With falling temperatures and rising oil costs stoves that burn corn gas or wood are hot
Wood-, gas- and corn-burning stoves are all the rage this fall as consumers prepare to face record-high oil prices.
This year’s frenzied build-up to the autumn hearth installation season began on the Fourth of July, a time when homeowners traditionally begin to investigate home-heating possibilities, according to Wayne Stritsman, owner of Best Fire Hearth & Patio, with stores in both Troy and Colonie.
“The demand is far higher than normal,” he said. “Some items are sold out for 2009. Others are going quickly.”

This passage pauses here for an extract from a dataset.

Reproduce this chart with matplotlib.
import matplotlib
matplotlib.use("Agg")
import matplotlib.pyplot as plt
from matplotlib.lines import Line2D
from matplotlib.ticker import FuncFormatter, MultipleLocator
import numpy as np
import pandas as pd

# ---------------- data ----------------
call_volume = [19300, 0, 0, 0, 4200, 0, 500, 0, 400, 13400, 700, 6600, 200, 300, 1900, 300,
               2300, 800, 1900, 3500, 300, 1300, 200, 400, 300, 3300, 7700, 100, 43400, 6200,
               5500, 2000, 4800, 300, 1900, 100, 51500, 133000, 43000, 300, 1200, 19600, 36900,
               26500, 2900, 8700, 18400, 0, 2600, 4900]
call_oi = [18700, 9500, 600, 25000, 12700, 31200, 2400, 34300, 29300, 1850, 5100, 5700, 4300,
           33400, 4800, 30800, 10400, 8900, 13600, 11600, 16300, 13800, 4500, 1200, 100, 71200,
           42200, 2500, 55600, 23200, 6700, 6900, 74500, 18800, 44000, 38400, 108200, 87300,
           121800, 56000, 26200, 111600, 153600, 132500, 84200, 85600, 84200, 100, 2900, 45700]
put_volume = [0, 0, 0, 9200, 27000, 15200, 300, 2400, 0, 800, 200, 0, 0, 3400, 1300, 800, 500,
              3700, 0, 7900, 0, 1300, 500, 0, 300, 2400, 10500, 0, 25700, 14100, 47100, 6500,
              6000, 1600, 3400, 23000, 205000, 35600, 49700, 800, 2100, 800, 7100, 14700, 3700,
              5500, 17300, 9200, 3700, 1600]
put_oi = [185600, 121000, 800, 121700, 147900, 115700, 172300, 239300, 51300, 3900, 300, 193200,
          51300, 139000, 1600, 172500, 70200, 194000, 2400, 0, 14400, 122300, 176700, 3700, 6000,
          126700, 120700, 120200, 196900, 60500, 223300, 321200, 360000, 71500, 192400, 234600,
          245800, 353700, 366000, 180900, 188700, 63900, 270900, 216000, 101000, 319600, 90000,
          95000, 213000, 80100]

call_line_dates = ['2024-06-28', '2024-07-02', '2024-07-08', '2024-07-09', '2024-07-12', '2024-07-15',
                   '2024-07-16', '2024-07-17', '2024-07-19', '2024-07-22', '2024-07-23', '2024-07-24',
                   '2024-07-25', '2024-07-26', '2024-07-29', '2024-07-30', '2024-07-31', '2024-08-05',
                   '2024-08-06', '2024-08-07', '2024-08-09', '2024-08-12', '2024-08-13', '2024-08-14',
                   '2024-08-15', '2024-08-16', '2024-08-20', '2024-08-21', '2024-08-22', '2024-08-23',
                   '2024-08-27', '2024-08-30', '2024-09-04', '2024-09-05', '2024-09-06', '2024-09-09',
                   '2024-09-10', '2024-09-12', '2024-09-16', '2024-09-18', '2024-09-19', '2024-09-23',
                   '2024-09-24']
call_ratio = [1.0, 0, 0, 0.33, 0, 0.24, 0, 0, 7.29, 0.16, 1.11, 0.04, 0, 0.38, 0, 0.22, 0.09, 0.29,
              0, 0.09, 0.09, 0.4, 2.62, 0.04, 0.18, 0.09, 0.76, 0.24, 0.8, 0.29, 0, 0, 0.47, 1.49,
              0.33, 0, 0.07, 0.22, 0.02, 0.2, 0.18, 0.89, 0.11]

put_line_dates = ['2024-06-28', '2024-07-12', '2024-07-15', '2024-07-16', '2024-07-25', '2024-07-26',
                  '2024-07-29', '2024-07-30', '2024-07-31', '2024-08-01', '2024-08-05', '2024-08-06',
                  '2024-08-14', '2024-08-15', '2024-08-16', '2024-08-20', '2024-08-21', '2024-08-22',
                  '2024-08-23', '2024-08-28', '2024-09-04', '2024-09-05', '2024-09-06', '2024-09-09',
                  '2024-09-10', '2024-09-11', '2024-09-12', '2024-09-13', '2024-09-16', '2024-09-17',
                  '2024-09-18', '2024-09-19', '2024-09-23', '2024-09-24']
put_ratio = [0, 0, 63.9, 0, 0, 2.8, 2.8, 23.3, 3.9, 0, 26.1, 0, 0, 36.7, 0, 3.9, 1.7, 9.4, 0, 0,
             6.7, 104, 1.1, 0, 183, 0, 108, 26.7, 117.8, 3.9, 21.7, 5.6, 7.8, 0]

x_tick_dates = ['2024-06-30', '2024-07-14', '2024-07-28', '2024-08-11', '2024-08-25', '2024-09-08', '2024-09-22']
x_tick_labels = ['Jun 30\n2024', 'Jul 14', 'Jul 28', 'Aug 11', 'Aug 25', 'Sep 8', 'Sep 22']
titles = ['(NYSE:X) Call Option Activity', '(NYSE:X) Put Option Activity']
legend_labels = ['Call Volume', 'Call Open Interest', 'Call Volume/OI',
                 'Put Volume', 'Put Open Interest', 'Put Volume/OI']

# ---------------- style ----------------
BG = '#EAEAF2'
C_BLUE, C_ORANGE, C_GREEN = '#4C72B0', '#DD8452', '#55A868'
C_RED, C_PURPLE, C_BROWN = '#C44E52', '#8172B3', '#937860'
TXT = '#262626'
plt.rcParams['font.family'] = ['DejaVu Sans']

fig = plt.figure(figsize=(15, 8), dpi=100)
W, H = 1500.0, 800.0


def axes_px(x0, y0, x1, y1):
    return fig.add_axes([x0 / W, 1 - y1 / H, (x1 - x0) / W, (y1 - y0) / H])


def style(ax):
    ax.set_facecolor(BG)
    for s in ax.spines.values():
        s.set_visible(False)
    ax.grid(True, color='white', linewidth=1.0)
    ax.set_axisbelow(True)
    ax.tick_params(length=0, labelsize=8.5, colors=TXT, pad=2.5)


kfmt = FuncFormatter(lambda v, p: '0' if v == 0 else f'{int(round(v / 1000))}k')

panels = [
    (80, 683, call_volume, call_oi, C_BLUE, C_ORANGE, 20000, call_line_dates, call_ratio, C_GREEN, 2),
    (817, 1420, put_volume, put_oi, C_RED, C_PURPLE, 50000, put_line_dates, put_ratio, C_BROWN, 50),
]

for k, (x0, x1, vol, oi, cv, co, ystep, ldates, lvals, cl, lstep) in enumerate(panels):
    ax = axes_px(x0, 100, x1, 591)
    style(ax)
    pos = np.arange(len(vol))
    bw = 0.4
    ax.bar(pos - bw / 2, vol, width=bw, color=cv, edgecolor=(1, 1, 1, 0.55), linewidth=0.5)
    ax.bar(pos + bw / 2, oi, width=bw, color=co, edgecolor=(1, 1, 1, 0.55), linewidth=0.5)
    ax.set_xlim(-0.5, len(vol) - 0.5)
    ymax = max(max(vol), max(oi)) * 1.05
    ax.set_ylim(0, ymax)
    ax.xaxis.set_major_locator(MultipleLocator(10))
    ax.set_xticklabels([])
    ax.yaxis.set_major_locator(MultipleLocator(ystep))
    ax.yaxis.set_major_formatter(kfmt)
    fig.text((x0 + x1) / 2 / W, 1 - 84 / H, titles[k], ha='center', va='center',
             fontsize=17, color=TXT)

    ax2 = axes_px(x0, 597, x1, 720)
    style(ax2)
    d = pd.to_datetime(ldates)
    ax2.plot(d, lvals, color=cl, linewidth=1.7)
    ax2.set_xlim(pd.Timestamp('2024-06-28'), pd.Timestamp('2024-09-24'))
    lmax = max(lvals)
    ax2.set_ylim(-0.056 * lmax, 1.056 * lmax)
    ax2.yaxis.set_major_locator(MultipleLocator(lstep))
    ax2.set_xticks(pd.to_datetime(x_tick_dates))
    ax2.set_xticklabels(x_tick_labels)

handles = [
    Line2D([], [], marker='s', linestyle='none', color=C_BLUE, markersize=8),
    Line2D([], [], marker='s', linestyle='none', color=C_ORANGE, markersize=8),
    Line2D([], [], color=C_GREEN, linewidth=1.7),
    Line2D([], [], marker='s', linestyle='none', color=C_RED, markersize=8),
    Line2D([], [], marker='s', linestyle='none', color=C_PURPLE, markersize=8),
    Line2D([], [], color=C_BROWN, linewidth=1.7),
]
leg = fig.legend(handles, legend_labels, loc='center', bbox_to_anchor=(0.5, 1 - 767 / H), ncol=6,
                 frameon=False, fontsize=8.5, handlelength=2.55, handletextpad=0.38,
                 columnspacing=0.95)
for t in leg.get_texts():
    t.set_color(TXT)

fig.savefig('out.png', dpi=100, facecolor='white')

“They want to save on import energy costs,” Stritsman said. Most of the conventional fuels, like oil, that Americans use are imported, he said. “We’re paying extremely high prices.”
Local fuels, however, are more affordable, according to Stritsman and Reed Settle, owner of Turnpike Power Equipment in Altamont.

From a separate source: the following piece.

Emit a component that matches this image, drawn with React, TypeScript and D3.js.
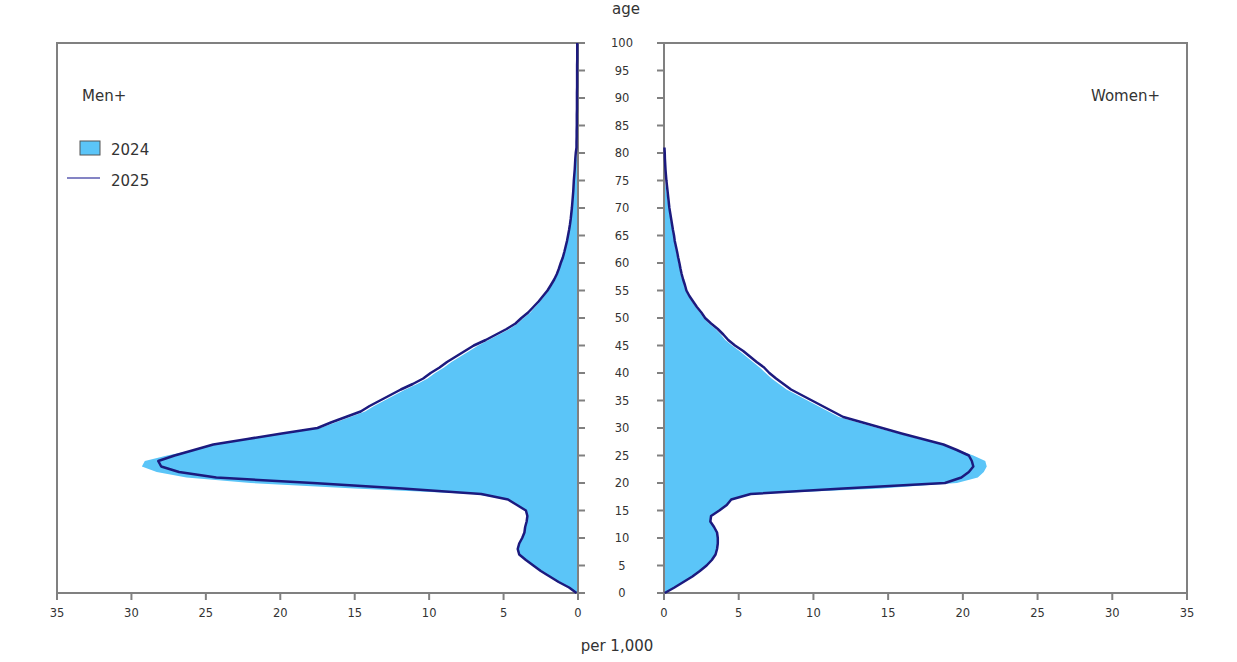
import React from "react";
import * as d3 from "d3";

const ages: number[] = d3.range(0, 101);

const men2025: number[] = [
  0.1, 0.6, 1.3, 1.9, 2.5, 3.0, 3.5, 3.95, 4.05, 3.95,
  3.75, 3.6, 3.55, 3.45, 3.4, 3.5, 4.1, 4.7, 6.5, 11.8,
  17.8, 24.3, 26.8, 28.0, 28.2, 27.1, 25.8, 24.5, 22.2, 19.9,
  17.5, 16.6, 15.6, 14.6, 14.0, 13.3, 12.6, 11.9, 11.1, 10.4,
  9.9, 9.3, 8.8, 8.2, 7.6, 7.0, 6.2, 5.5, 4.8, 4.2,
  3.8, 3.35, 3.0, 2.65, 2.35, 2.05, 1.82, 1.6, 1.42, 1.28,
  1.16, 1.02, 0.92, 0.83, 0.74, 0.67, 0.6, 0.54, 0.49, 0.45,
  0.41, 0.38, 0.35, 0.32, 0.3, 0.28, 0.25, 0.22, 0.2, 0.18,
  0.15, 0.1, 0.1, 0.09, 0.09, 0.08, 0.08, 0.08, 0.07, 0.07,
  0.07, 0.07, 0.06, 0.06, 0.06, 0.06, 0.06, 0.05, 0.05, 0.05,
  0.05,
];

const men2024: number[] = [
  0.1, 0.6, 1.3, 1.9, 2.5, 3.0, 3.5, 3.95, 4.05, 3.95,
  3.75, 3.6, 3.55, 3.45, 3.4, 3.5, 4.1, 4.7, 7.0, 15.0,
  22.0, 26.3, 28.3, 29.3, 29.1, 27.6, 25.8, 24.4, 22.0, 19.7,
  17.3, 16.3, 15.3, 14.3, 13.7, 13.0, 12.3, 11.6, 10.8, 10.1,
  9.6, 9.0, 8.5, 7.9, 7.3, 6.7, 6.0, 5.3, 4.6, 4.05,
  3.65, 3.2, 2.88, 2.55, 2.26, 1.98, 1.75, 1.54, 1.37, 1.23,
  1.12, 0.99, 0.89, 0.8, 0.71, 0.64, 0.57, 0.51, 0.46, 0.42,
  0.38, 0.35, 0.32, 0.29, 0.27, 0.25, 0.22, 0.19, 0.16, 0.12,
  0.08, 0, 0, 0, 0, 0, 0, 0, 0, 0,
  0, 0, 0, 0, 0, 0, 0, 0, 0, 0,
  0,
];

const women2025: number[] = [
  0.05, 0.7, 1.3, 1.9, 2.4, 2.85, 3.2, 3.45, 3.55, 3.6,
  3.6, 3.55, 3.35, 3.1, 3.15, 3.7, 4.2, 4.5, 5.8, 12.0,
  18.8, 19.9, 20.4, 20.7, 20.6, 20.4, 19.6, 18.7, 17.3, 15.9,
  14.6, 13.3, 12.0, 11.3, 10.6, 9.9, 9.2, 8.5, 8.0, 7.5,
  7.05, 6.7, 6.2, 5.75, 5.3, 4.75, 4.3, 3.97, 3.6, 3.15,
  2.75, 2.5, 2.2, 1.95, 1.7, 1.5, 1.4, 1.28, 1.18, 1.1,
  1.03, 0.95, 0.88, 0.8, 0.72, 0.67, 0.6, 0.54, 0.48, 0.42,
  0.36, 0.32, 0.28, 0.24, 0.2, 0.16, 0.13, 0.1, 0.08, 0.06,
  0.05, 0.03,
];

const women2024: number[] = [
  0.05, 0.7, 1.3, 1.9, 2.4, 2.85, 3.2, 3.45, 3.55, 3.6,
  3.6, 3.55, 3.35, 3.1, 3.15, 3.7, 4.2, 4.5, 6.0, 14.5,
  19.6, 21.0, 21.4, 21.6, 21.5, 20.7, 19.7, 18.6, 17.1, 15.7,
  14.3, 13.0, 11.7, 11.0, 10.3, 9.6, 8.9, 8.2, 7.7, 7.2,
  6.8, 6.4, 5.95, 5.5, 5.05, 4.55, 4.1, 3.8, 3.45, 3.0,
  2.65, 2.4, 2.1, 1.87, 1.63, 1.44, 1.34, 1.22, 1.12, 1.04,
  0.97, 0.89, 0.82, 0.74, 0.67, 0.62, 0.55, 0.49, 0.43, 0.37,
  0.31, 0.26, 0.21, 0.16, 0.11, 0.06, 0,
];

const xTicks: number[] = [0, 5, 10, 15, 20, 25, 30, 35];
const yTicks: number[] = d3.range(0, 101, 5);

const FILL = "#5bc5f8";
const LINE = "#1c1a7e";
const FRAME = "#808080";
const TEXT = "#333333";
const FONT = "Tahoma, 'DejaVu Sans', Verdana, sans-serif";

export default function App() {
  const W = 1237, H = 662;
  const top = 43, bottom = 593;
  const xL = d3.scaleLinear().domain([0, 35]).range([578, 57]);
  const xR = d3.scaleLinear().domain([0, 35]).range([664, 1187]);
  const y = d3.scaleLinear().domain([0, 100]).range([bottom, top]);

  const areaL = d3.area<number>().x0(xL(0)).x1((d) => xL(d)).y((_, i) => y(ages[i]));
  const areaR = d3.area<number>().x0(xR(0)).x1((d) => xR(d)).y((_, i) => y(ages[i]));
  const lineL = d3.line<number>().x((d) => xL(d)).y((_, i) => y(ages[i]));
  const lineR = d3.line<number>().x((d) => xR(d)).y((_, i) => y(ages[i]));

  return (
    <svg width={W} height={H} style={{ position: "absolute", left: 0, top: 0, background: "#fff" }} fontFamily={FONT}>
      {/* fills 2024 */}
      <path d={areaL(men2024) || ""} fill={FILL} />
      <path d={areaR(women2024) || ""} fill={FILL} />

      {/* frames */}
      <g stroke={FRAME} strokeWidth={2} fill="none">
        <line x1={57} y1={top} x2={578} y2={top} />
        <line x1={57} y1={top - 1} x2={57} y2={bottom} />
        <line x1={57} y1={bottom} x2={585} y2={bottom} />
        <line x1={578} y1={top - 1} x2={578} y2={bottom} />
        <line x1={664} y1={top} x2={1187} y2={top} />
        <line x1={1187} y1={top - 1} x2={1187} y2={bottom} />
        <line x1={657} y1={bottom} x2={1187} y2={bottom} />
        <line x1={664} y1={top - 1} x2={664} y2={bottom} />
        {yTicks.map((t) => (
          <g key={"yt" + t}>
            <line x1={578} x2={585} y1={y(t)} y2={y(t)} />
            <line x1={657} x2={664} y1={y(t)} y2={y(t)} />
          </g>
        ))}
        {xTicks.map((t) => (
          <g key={"xt" + t}>
            <line x1={xL(t)} x2={xL(t)} y1={bottom} y2={bottom + 7} />
            <line x1={xR(t)} x2={xR(t)} y1={bottom} y2={bottom + 7} />
          </g>
        ))}
      </g>

      {/* 2025 lines */}
      <path d={lineL(men2025) || ""} fill="none" stroke={LINE} strokeWidth={2.5} strokeLinejoin="round" />
      <path d={lineR(women2025) || ""} fill="none" stroke={LINE} strokeWidth={2.5} strokeLinejoin="round" />

      {/* tick labels */}
      <g fontSize={11.5} fill={TEXT} textAnchor="middle">
        {yTicks.map((t) => (
          <text key={"yl" + t} x={622} y={y(t) + 4}>{t}</text>
        ))}
        {xTicks.map((t) => (
          <text key={"xl" + t} x={xL(t)} y={617}>{t}</text>
        ))}
        {xTicks.map((t) => (
          <text key={"xr" + t} x={xR(t)} y={617}>{t}</text>
        ))}
      </g>

      <text x={626} y={14} fontSize={15} fill={TEXT} textAnchor="middle">age</text>
      <text x={617} y={651} fontSize={15} fill={TEXT} textAnchor="middle">per 1,000</text>

      <text x={82} y={101} fontSize={15} fill={TEXT}>Men+</text>
      <text x={1160} y={101} fontSize={15} fill={TEXT} textAnchor="end">Women+</text>

      <rect x={80} y={141} width={20} height={14} fill={FILL} stroke="#555" strokeWidth={1} />
      <text x={111} y={155} fontSize={15} fill={TEXT}>2024</text>
      <line x1={67} x2={100} y1={178} y2={178} stroke="#5b5bb0" strokeWidth={1.5} />
      <text x={111} y={186} fontSize={15} fill={TEXT}>2025</text>
    </svg>
  );
}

“If you’re buying corn, to burn corn, you might pay $260 per ton,” Settle said. For the entire heating season, he said, “You could heat your whole home for approximately four tons. That’s about [the cost of] one oil delivery. You can’t heat your house with one oil delivery.”
Wood and wood pellets are grown in the Northeast where they are “locally processed and locally available…and about half the cost of oil…and environmentally friendly,” Stristman said.

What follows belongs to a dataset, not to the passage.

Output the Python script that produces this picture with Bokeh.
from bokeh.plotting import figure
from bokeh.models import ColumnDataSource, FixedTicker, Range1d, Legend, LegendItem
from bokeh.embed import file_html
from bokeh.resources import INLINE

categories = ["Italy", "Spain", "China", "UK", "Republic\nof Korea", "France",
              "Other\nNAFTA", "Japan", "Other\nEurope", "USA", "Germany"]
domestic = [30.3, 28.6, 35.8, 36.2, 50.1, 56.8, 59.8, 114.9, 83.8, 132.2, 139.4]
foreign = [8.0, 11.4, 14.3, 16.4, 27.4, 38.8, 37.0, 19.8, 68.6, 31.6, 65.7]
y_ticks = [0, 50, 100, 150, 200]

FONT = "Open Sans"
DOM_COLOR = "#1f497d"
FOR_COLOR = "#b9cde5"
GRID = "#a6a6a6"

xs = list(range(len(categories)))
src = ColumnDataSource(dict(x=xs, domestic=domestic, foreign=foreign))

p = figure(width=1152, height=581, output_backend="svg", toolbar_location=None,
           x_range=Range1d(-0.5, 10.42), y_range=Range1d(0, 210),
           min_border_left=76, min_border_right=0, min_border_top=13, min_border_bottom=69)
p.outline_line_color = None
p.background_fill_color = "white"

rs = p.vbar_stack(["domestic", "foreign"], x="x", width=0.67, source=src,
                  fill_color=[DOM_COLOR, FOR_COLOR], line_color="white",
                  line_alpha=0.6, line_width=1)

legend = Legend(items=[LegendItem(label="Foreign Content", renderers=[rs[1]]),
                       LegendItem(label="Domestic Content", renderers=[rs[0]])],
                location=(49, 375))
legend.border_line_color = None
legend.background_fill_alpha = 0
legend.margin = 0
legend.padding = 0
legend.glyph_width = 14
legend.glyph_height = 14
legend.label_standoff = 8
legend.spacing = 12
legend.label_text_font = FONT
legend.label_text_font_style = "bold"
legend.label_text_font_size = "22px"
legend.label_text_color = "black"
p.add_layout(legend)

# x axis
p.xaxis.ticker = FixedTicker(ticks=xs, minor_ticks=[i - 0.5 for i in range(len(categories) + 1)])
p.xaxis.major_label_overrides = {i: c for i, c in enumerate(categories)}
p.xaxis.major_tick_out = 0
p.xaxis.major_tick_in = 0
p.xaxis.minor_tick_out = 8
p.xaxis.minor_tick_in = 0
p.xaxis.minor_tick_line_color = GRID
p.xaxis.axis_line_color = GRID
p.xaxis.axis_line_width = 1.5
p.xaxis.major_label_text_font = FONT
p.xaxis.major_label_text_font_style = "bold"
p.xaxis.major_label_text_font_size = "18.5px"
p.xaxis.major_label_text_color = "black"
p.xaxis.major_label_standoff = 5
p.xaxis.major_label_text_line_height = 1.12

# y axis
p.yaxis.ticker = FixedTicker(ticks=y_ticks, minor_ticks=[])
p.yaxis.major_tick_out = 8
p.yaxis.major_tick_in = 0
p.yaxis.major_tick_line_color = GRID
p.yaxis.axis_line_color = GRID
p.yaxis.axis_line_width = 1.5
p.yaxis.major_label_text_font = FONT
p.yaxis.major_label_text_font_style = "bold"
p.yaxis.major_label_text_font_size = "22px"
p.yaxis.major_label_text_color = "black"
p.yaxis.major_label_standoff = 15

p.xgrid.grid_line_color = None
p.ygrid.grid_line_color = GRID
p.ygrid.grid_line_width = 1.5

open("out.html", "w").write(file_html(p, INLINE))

Settle sells only corn-burning stoves as part of his lawn and garden business.
“The corn stove is not a ‘set it and forget it.’ ” he said. “You have to load the stove, light the stove, and clean the stove. Wood’s messy. It’s also dangerous. Corn and pellet stoves are much safer to operate.”
Settle said that corn and pellet stoves are easier to maintain, and eliminate wood-related worries like bringing in bugs with the wood.
“It gives off really nice heat,” he said of the corn-burning stove. “Farmers in this area grow corn every year. We should be able to grow corn forever. You’re helping the local economy.”
He said that midwest corn woes did not hurt the fuel corn supply, despite media reports otherwise.
“There is absolutely no shortage of corn at all, anywhere,” Settle said. “We’re not buying mid-western corn, we’re buying from Schoharie and Albany counties. There’s huge, beautiful-looking corn.”
Stritsman said that the cost of firewood per BTU (British thermal units used to describe the heat value or energy content of fuels) is lower than that for wood pellets. Firewood can be harvested by homeowners, themselves, he said. Wood pellets are processed wood about one-inch long and pencil thin, he said.
“The pellet has a more automatic, clean-feeding system,” Stritsman said. On the other end of the spectrum is home-heating oil, which can be delivered and used without fuss.
“It’s all a matter of what you can afford to pay,” Stritsman said. Bestfire sells wood, coal, gas, and pellet stoves. It also sells fireplace inserts and central heating systems.
Wood and wood pellets burn with 75- to 85-percent efficiency, Stritsman said. Oil dealers will say furnaces get up to 87-percent efficiency, but “by the time you get heat upstairs, you get 50 percent,” he said. He suggested that those with oil-burning furnaces older than seven years replace them, even if they continue to choose oil as their main fuel.
“Solid fuel isn’t for everybody,” he said.
Installation
“Any homeowner can install a corn stove on their own in two hours,” Settle said. He said that corn stoves can vent directly through an exterior wall.
“If he’s got any carpentry skills at all, it can be in two hours,” he said of a typical homeowner.
For wood, pellet, or gas stoves, Stritsman said, he suggests using a reputable, experienced dealer to help design and install heating appliances.
“You either have to be very good, or very diligent as a homeowner, or everyone in the house dies,” Stritsman said. “When we make mistakes, people die at two in the morning. Whoever does this installation needs to do it properly.
“Safety is not negotiable in any of the heating systems areas. You’re bringing live fire into the home. They have to be done properly with the right people,” he said. “If it’s done right, the customer is happy, and they send me more customers.”
Besides safety, efficiency is also an issue with installation. Half of all heating systems in United States homes do not perform to their rated efficiency as a result of improper installation, according to the federal Environmental Protection Agency.
Settle said that many pellet stoves are already sold out.
“The market is very tight,” he said. “If the dealer doesn’t have it on his floor, don’t buy it.”
He said that costs for a corn-burning stove range from $1,995 to $2,700. Equipment to vent the stoves can cost about $200, and, if homeowners pay to have the stove installed, labor can cost about $200, also, he said.
Coal and pellet stoves range from $1,000 to $3,000, Stritsman said. Fireplace wood inserts range from $1,500 to $3,500, he said.
“The people really enjoy our projects,” Stritsman said. “They would rather be dependent on conventional fuels, and more independent of fluctuating fuel costs. They’re not a puppet on a string. What are you going to do? It’s hard, isn’t it?”